Tuvalu is highly reliant on rainfall as the primary source of fresh water. There are no rivers on the islands, and groundwater is extremely limited. Rainwater is harvested and stored in household tanks, island community and church tanks, cisterns, and a large government cistern. Funafuti's water harvesting system is inherently sensitive to dry spells because it depends entirely on rainfall, and is affected by the timing, frequency, and intensity of rainfall. Groundwater resources, where available, are brackish and exposed to saltwater intrusion from flooding, rising sea levels, and human and animal waste contamination.

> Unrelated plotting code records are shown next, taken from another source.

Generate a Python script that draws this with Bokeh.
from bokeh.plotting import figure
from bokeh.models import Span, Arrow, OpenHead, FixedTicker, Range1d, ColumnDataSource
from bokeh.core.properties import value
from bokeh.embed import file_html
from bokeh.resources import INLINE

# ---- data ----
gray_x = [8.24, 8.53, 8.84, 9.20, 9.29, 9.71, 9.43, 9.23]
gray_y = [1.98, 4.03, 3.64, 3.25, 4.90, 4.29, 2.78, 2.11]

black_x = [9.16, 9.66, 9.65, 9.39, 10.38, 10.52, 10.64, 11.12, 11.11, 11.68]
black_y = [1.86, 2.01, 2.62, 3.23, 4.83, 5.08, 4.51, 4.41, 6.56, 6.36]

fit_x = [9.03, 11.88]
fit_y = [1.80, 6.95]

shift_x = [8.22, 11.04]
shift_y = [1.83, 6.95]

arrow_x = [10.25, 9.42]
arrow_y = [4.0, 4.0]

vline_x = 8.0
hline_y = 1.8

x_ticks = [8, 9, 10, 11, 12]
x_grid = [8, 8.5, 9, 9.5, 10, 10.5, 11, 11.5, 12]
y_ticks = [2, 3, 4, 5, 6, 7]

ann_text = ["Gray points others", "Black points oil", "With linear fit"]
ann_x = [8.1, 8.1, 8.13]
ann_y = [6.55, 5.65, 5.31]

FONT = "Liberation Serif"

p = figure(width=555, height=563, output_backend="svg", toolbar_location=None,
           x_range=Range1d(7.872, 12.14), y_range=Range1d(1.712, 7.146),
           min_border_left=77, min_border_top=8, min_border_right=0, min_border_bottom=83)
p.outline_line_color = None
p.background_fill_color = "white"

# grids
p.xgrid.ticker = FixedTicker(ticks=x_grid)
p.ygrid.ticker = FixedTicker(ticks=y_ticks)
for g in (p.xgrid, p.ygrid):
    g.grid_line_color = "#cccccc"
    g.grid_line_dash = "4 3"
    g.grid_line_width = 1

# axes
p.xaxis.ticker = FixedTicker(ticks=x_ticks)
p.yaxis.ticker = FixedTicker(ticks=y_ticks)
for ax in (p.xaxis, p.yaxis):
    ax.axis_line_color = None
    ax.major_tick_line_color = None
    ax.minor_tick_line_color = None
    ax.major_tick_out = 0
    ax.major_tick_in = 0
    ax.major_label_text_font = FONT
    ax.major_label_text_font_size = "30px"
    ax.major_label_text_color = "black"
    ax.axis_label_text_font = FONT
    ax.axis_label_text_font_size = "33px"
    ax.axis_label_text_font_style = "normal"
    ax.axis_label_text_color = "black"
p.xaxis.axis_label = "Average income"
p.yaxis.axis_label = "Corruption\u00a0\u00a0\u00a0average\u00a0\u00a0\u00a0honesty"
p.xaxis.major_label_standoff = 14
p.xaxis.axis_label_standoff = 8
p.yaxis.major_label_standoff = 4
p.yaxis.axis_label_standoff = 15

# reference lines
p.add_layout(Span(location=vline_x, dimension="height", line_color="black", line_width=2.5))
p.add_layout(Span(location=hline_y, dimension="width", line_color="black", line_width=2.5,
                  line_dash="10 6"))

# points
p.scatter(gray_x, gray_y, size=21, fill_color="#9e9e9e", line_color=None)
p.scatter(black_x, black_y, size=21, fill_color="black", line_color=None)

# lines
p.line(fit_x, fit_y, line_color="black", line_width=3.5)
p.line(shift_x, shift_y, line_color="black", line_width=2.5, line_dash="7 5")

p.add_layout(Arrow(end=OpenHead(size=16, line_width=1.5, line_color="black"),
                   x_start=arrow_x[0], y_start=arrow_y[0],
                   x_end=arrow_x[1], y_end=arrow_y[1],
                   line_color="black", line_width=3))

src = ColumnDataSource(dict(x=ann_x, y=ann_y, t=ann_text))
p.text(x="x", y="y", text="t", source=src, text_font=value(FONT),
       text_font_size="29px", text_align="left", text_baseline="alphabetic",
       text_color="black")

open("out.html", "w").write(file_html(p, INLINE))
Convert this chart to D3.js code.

When TRCS shared the July 2021 National Early Action Rainfall (EAR) Watch, the suggested climate outlook forecasted normal rainfall for three months. However, Nanumea, Funafuti, and Niulakita were at drought levels in June, while Nui received a drought warning. The table below captures the drought levels and warning for Nanumea, Funafuti, Niulakita and Nui from January to June 2021.

The regional RCRC EARWatch indicated that Tuvalu was in 'Dry Warning' in June-Aug 2021, as rainfall for the previous three months was at the lowest 25 per cent of the historical record. The likelihood of proceeding to seriously or severely dry conditions in the coming months was increased, and suggested preparedness and early actions were advisable given past and future seasonal data1 . Tuvalu relies almost solely on rainwater for consumption, indicating that continued monitoring and data collection would be of high value, as the situation can deteriorate rapidly.

Government reserves data was only available until May, and flagging tanks were at only 38 per cent of their capacity. Despite this, the government did not declare a state of emergency as the nature of drought in Tuvalu was complex and changing. TRCS is an active member of the Drought Committee (DC) in Tuvalu and worked closely with the DC to monitor the situation, following the EARWatch information that led to planning EWEA in early July 2021.

There was then an episode of rainfall in mid-July, which ended the government's water distribution activities in Funafuti. However, as Tuvalu is so dependent on rainfall, it is documented that long-term impacts can still take effect despite this kind of short-term water relief, especially when the outlook is as forecast. This is especially the case if household-level water tank information is not known.

This potential cycle is known to continue for months, so understanding the water security situation was the first part of the early action planned.